Eliminating competition results in prices being higher than they should be. The fact that the excess price results from a failure to pass cost reductions through to consumers does not change the fact that consumers are overcharged.[Footnote 119: Ferguson, p. 309,

While there are new functions in Windows, the unit costs are spread over unit volumes that have increased dramatically, and that continue to increase perhaps 25 percent per year. Microsoft's average costs in marketing, distribution, and sales have also declined sharply. The steady increase in its unit volumes, the conversion from floppy discs to inexpensive CD-ROMs, and the shift toward PC preloading, Internet-based distribution, and high-volume corporate licensing agreements have all been driving down unit costs and driving up margins, for both Windows and Office. In fact, Microsoft profits have consistently increased much faster than its revenue over the last decade.]

Nor does the fact that consumers do not pay for the software directly. In fact, there was a substantial increase in the 1990s and consumers do pay directly in the case of upgrades and for applications. This phenomenon does not apply only to the consumer PC market.

The centerpiece of Microsoft's pricing strategy has been to increase operating system prices at the same time that other components of the delivered PC bundle have been falling. As Microsoft conceded in evidence admitted in the trial,

While we have increased our prices over the last 10 years other component prices have come down and continue to come down.[Footnote 120: Government Exhibit #365: Memorandum from Joachim Kempin to Bill Gates, dated Dec. 16, 1997, United States v. Microsoft, 84 F. Supp. 2d 9 (D.D.C. 1999) (Nos. CIV. A. 98-1232, 98-1233)..]

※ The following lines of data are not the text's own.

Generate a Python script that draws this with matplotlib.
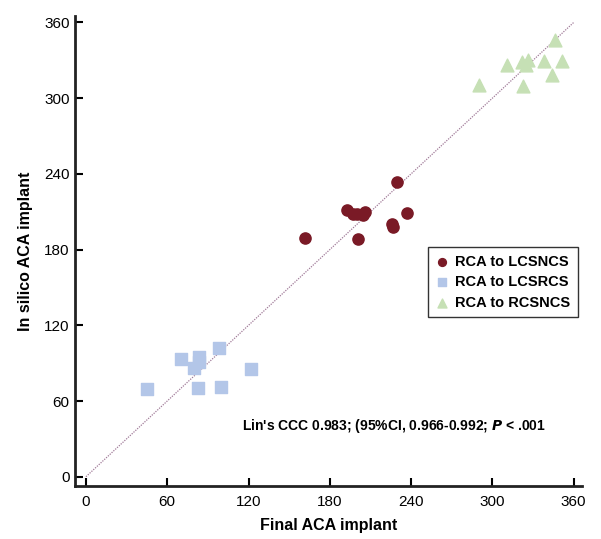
import matplotlib
matplotlib.use('Agg')
import matplotlib.pyplot as plt
import numpy as np

plt.rcParams['font.family'] = ['Liberation Sans', 'DejaVu Sans']

# RCA to LCSNCS
lcsncs_x = [161.5, 192.7, 197.0, 200.0, 204.6, 205.8, 200.9, 226.2, 226.7, 237.3, 229.4]
lcsncs_y = [189.0, 211.0, 208.5, 208.0, 207.7, 209.8, 188.7, 200.0, 198.0, 209.3, 233.6]

# RCA to LCSRCS
lcsrcs_x = [44.7, 70.0, 79.7, 83.6, 83.6, 82.9, 97.9, 99.4, 121.7]
lcsrcs_y = [69.2, 93.0, 86.3, 94.5, 91.0, 70.4, 102.0, 71.2, 85.0]

# RCA to RCSNCS
rcsncs_x = [290.0, 310.8, 322.1, 326.3, 325.0, 322.6, 338.0, 344.0, 346.0, 351.4]
rcsncs_y = [310.8, 326.4, 328.5, 330.4, 326.0, 310.0, 329.8, 318.0, 346.0, 329.8]

ticks = [0, 60, 120, 180, 240, 300, 360]

fig = plt.figure(figsize=(6.01, 5.39), dpi=100)
ax = fig.add_axes([0.125, 0.098, 0.843, 0.872])

# line of identity
ax.plot([0, 360], [0, 360], linestyle=(0, (1, 1)), color='#a07a98', lw=0.9, zorder=1)

ax.scatter(lcsncs_x, lcsncs_y, s=65, marker='o', color='#7a1a26', label='RCA to LCSNCS', zorder=3)
ax.scatter(lcsrcs_x, lcsrcs_y, s=65, marker='s', color='#b3c6e8', label='RCA to LCSRCS', zorder=3)
ax.scatter(rcsncs_x, rcsncs_y, s=85, marker='^', color='#c6e0b5', label='RCA to RCSNCS', zorder=3)

ax.set_xlim(-8, 366)
ax.set_ylim(-7.5, 365)
ax.set_xticks(ticks)
ax.set_yticks(ticks)
ax.tick_params(direction='in', length=6, width=1.5, labelsize=11)
ax.tick_params(axis='y', pad=4)
ax.tick_params(axis='x', pad=6)

for side in ['top', 'right']:
    ax.spines[side].set_visible(False)
for side in ['left', 'bottom']:
    ax.spines[side].set_linewidth(2.0)
    ax.spines[side].set_color('#222222')

ax.set_xlabel('Final ACA implant', fontsize=11.5, fontweight='bold', labelpad=7)
ax.set_ylabel('In silico ACA implant', fontsize=11.5, fontweight='bold', labelpad=8)

ax.text(115, 40, "Lin's CCC 0.983; (95%CI, 0.966-0.992; $\\mathbfit{P}$ < .001",
        fontsize=10, fontweight='bold', va='center', ha='left')

leg = ax.legend(loc='upper left', bbox_to_anchor=(0.696, 0.508), borderaxespad=0,
                frameon=True, fancybox=False,
                edgecolor='black', markerscale=0.7, handletextpad=0.4, borderpad=0.5,
                labelspacing=0.45, handlelength=1.0,
                prop={'weight': 'bold', 'size': 10.5})
leg.get_frame().set_linewidth(1.0)

fig.savefig('out.png', dpi=100)
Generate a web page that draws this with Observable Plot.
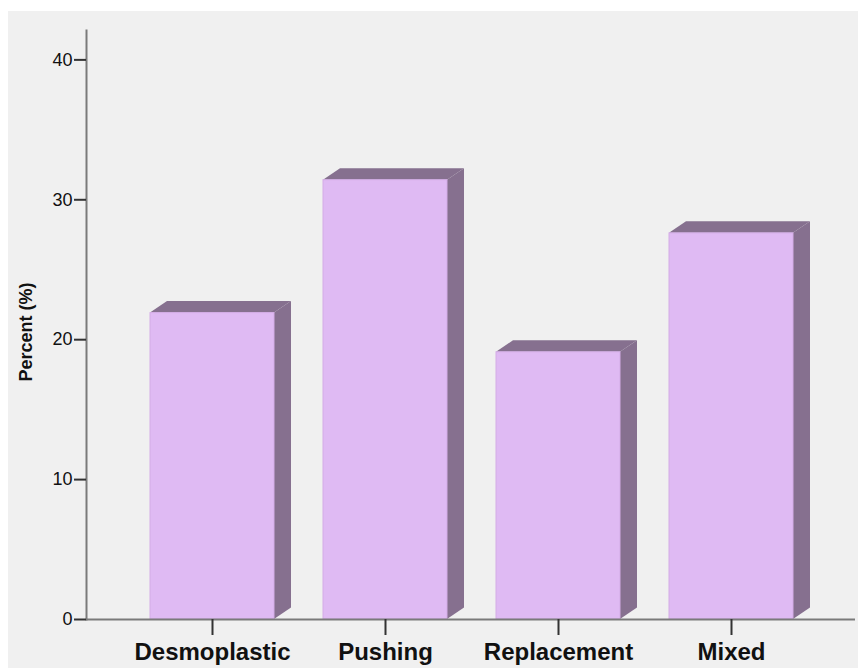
<!DOCTYPE html>
<html>
<head>
<meta charset="utf-8">
<script src="https://cdn.jsdelivr.net/npm/d3@7"></script>
<script src="https://cdn.jsdelivr.net/npm/@observablehq/plot@0.6"></script>
<style>
  html, body { margin: 0; padding: 0; background: #ffffff; }
  #wrap { position: relative; width: 858px; height: 668px; overflow: hidden; }
  #panel { position: absolute; left: 8px; top: 11px; right: 0; bottom: 0; background: #f0f0f0; }
  #chart { position: absolute; left: 0; top: 0; }
  #chart svg { display: block; }
</style>
</head>
<body>
<div id="wrap">
  <div id="panel"></div>
  <div id="chart"></div>
</div>
<script>
// Invasion growth pattern distribution
const categories = ["Desmoplastic", "Pushing", "Replacement", "Mixed"];
const percents = [21.9, 31.4, 19.1, 27.6];
const yTicks = [0, 10, 20, 30, 40];
const yLabel = "Percent (%)";

const rows = categories.map((c, i) => ({category: c, percent: percents[i]}));

const FRONT = "#dfbaf3";
const SHADE = "#86708f";
const DEPTH_X = 17, DEPTH_Y = 11.5;

// Extruded bars: side and top faces drawn behind the front face
function bars3d(index, scales) {
  const {x, y} = scales;
  const bw = x.bandwidth();
  const g = d3.create("svg:g");
  for (const d of rows) {
    const x0 = x(d.category), x1 = x0 + bw;
    const yv = y(d.percent), y0 = y(0);
    g.append("polygon")
      .attr("points", [[x1, yv], [x1 + DEPTH_X, yv - DEPTH_Y], [x1 + DEPTH_X, y0 - DEPTH_Y], [x1, y0]].join(" "))
      .attr("fill", SHADE);
    g.append("polygon")
      .attr("points", [[x0, yv], [x0 + DEPTH_X, yv - DEPTH_Y], [x1 + DEPTH_X, yv - DEPTH_Y], [x1, yv]].join(" "))
      .attr("fill", SHADE);
    g.append("rect")
      .attr("x", x0).attr("y", yv)
      .attr("width", bw).attr("height", y0 - yv)
      .attr("fill", FRONT)
      .attr("stroke", "#d3ace6").attr("stroke-width", 1);
  }
  return g.node();
}

const chart = Plot.plot({
  width: 858,
  height: 668,
  marginLeft: 86,
  marginRight: 3,
  marginTop: 30,
  marginBottom: 49,
  style: {background: "transparent", fontFamily: "'Liberation Sans', Arial, sans-serif", color: "#111"},
  x: {type: "band", domain: categories, range: [149, 793], paddingInner: 0.2846, paddingOuter: 0, align: 0.5},
  y: {domain: [0, 42.1]},
  marks: [
    bars3d,
    Plot.frame({anchor: "left", stroke: "#7a7a7a", strokeWidth: 2, strokeOpacity: 1}),
    Plot.ruleY([0], {stroke: "#7a7a7a", strokeWidth: 2}),
    Plot.axisY({ticks: yTicks, tickSize: 12, tickPadding: 2, fontSize: 18, label: null, stroke: "#333", strokeWidth: 2}),
    Plot.axisX({tickSize: 16, tickPadding: 7, fontSize: 24, fontWeight: "bold", label: null, stroke: "#333", strokeWidth: 2}),
    Plot.text([yLabel], {frameAnchor: "left", dx: -60, dy: 7, rotate: -90, textAnchor: "middle", fontSize: 18, fontWeight: "bold", fill: "#111"})
  ]
});

document.getElementById("chart").appendChild(chart);
</script>
</body>
</html>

Other evidence at trial gave explicit estimates of the price of operating systems. The average preinstalled price is given as $19 in 1990 and over $49 in 1996.[Footnote 121: Government Exhibit #439: PC Value Analysis Cy 1990 ­ Cy 1996, Mar. 4, 1996, United States v. Microsoft, 84 F. Supp. 2d 9 (D.D.C. 1999) (Nos. CIV. A. 98-1232, 98-1233).]

During that time span the average Microsoft revenue for preinstalled software rose from $25 to $62.[Footnote 122: Id.]